Task directions
Where a line holds the string "seaborn", return that line.

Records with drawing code
** BEGIN **

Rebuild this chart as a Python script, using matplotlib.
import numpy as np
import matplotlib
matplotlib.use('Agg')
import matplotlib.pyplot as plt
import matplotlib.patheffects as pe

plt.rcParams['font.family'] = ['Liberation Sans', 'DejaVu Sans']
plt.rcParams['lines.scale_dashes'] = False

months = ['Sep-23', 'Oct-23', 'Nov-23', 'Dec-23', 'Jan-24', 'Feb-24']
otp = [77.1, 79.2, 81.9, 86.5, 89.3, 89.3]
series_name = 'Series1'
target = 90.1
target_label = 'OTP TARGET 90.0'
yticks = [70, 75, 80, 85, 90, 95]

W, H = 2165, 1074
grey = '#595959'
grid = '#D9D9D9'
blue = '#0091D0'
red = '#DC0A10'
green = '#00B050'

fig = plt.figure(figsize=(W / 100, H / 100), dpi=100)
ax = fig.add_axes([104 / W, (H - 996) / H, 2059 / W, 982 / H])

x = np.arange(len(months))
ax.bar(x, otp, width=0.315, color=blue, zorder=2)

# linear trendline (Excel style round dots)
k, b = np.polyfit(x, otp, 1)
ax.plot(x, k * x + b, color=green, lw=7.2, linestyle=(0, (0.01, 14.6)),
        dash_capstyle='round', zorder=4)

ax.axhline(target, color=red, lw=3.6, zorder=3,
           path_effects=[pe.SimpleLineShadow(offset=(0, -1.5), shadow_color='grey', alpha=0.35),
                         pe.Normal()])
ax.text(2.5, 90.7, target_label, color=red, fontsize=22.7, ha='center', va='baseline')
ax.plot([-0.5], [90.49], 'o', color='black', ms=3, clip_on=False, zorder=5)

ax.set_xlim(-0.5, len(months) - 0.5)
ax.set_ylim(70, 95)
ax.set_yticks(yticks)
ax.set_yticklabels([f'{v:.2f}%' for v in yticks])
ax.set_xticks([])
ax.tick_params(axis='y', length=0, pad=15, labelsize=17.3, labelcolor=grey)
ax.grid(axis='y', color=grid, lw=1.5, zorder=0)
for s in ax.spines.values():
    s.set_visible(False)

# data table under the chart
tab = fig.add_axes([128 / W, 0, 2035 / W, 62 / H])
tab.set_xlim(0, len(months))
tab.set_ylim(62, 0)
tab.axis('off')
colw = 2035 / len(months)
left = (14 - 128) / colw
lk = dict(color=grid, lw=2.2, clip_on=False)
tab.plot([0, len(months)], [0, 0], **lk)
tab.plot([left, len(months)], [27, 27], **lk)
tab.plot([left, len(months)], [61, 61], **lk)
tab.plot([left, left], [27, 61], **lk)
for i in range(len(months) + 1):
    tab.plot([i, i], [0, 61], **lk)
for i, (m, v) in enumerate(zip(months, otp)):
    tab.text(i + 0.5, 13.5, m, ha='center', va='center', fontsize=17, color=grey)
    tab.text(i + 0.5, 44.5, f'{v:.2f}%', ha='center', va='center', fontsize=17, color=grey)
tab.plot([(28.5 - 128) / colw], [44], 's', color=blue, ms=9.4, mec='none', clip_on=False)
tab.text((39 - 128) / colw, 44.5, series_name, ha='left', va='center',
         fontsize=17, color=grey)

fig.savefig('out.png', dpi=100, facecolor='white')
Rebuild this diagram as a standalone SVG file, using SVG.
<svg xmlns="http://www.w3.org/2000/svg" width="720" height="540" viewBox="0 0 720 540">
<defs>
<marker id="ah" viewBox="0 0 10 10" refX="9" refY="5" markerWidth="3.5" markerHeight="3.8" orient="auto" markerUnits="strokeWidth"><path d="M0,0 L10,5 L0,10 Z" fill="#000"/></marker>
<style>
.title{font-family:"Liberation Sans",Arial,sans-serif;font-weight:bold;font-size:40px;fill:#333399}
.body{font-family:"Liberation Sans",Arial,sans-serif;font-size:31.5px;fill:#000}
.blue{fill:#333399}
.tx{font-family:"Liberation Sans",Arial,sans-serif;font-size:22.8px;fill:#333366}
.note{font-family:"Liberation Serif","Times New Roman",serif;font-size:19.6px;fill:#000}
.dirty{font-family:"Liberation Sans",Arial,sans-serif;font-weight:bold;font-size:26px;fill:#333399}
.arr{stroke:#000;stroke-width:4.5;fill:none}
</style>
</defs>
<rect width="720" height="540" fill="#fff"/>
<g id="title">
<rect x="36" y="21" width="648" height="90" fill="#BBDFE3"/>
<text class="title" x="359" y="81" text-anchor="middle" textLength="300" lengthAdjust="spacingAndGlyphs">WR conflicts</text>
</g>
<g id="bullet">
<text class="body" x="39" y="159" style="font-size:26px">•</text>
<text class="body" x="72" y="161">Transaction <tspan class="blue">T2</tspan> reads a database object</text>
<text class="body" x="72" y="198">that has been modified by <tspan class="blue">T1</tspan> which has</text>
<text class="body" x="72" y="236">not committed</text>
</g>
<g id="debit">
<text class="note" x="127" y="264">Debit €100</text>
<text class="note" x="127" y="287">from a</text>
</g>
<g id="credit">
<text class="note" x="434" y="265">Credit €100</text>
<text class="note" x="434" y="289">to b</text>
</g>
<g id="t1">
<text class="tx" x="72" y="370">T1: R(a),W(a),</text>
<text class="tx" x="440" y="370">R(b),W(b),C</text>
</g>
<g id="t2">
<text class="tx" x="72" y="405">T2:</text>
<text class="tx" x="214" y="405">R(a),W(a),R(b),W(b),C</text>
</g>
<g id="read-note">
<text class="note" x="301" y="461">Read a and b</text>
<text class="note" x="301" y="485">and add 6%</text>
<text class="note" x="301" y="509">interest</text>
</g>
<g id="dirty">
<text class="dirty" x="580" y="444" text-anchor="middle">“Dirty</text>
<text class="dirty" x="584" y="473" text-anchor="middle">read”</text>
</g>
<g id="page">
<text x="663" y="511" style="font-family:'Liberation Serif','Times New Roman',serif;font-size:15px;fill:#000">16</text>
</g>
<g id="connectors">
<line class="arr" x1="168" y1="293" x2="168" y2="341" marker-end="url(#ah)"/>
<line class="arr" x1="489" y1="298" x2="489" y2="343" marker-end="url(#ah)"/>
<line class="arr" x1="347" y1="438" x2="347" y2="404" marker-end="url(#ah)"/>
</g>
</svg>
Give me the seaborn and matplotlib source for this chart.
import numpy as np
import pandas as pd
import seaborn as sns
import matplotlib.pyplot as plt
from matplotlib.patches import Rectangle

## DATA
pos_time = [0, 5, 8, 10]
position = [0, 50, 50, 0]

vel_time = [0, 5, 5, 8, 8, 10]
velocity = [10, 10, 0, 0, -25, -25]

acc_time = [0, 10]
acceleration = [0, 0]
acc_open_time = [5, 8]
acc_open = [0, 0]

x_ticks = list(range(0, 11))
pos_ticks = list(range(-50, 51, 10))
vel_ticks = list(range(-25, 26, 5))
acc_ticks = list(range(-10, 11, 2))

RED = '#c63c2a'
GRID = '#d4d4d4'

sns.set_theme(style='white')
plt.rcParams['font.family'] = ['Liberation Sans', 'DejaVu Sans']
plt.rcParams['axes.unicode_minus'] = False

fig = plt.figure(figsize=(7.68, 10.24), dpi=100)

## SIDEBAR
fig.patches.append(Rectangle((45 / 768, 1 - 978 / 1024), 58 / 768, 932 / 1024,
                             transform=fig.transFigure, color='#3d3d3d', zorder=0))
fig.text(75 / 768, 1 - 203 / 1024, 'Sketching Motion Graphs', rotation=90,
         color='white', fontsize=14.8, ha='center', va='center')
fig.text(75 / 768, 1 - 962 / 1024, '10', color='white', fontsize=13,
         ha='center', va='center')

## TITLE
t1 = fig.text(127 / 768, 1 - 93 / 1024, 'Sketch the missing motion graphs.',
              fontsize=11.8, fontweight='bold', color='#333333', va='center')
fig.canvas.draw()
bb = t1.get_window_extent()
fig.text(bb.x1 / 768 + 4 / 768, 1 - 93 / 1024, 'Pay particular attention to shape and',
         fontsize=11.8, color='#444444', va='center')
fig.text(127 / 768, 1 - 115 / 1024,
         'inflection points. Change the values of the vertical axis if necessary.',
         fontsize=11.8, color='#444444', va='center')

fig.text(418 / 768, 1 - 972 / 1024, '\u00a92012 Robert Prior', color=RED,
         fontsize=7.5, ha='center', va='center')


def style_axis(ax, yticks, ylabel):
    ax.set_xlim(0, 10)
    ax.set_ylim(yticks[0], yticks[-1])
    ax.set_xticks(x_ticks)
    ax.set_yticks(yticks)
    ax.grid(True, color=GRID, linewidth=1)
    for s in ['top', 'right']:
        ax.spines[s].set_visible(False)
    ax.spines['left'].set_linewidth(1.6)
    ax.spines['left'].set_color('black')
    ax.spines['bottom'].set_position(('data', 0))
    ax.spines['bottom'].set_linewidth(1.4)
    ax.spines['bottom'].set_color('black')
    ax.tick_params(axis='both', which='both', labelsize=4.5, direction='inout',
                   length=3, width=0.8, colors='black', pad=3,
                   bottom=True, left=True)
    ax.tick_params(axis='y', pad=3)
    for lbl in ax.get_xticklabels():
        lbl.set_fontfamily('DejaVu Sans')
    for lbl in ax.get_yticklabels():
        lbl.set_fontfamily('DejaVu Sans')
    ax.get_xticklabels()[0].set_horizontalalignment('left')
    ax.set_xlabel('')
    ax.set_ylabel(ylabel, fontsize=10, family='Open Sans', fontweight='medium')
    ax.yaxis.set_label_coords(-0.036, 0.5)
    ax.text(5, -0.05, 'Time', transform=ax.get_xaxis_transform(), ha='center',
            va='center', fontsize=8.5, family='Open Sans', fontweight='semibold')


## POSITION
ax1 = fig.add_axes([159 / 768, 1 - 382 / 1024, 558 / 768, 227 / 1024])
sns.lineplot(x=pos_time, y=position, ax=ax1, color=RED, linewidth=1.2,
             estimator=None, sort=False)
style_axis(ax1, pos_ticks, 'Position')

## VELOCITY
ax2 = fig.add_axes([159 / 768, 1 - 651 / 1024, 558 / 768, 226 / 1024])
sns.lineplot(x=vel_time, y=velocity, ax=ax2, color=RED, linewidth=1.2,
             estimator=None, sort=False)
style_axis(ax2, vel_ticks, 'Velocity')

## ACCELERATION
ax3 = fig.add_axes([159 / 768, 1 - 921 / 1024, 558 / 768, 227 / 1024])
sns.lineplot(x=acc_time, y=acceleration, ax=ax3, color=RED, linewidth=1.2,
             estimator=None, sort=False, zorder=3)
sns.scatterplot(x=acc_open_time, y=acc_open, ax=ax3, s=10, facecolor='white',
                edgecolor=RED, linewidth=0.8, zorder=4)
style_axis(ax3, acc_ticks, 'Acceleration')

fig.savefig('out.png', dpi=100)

** END **

Right answer
Give me the seaborn and matplotlib source for this chart.
import seaborn as sns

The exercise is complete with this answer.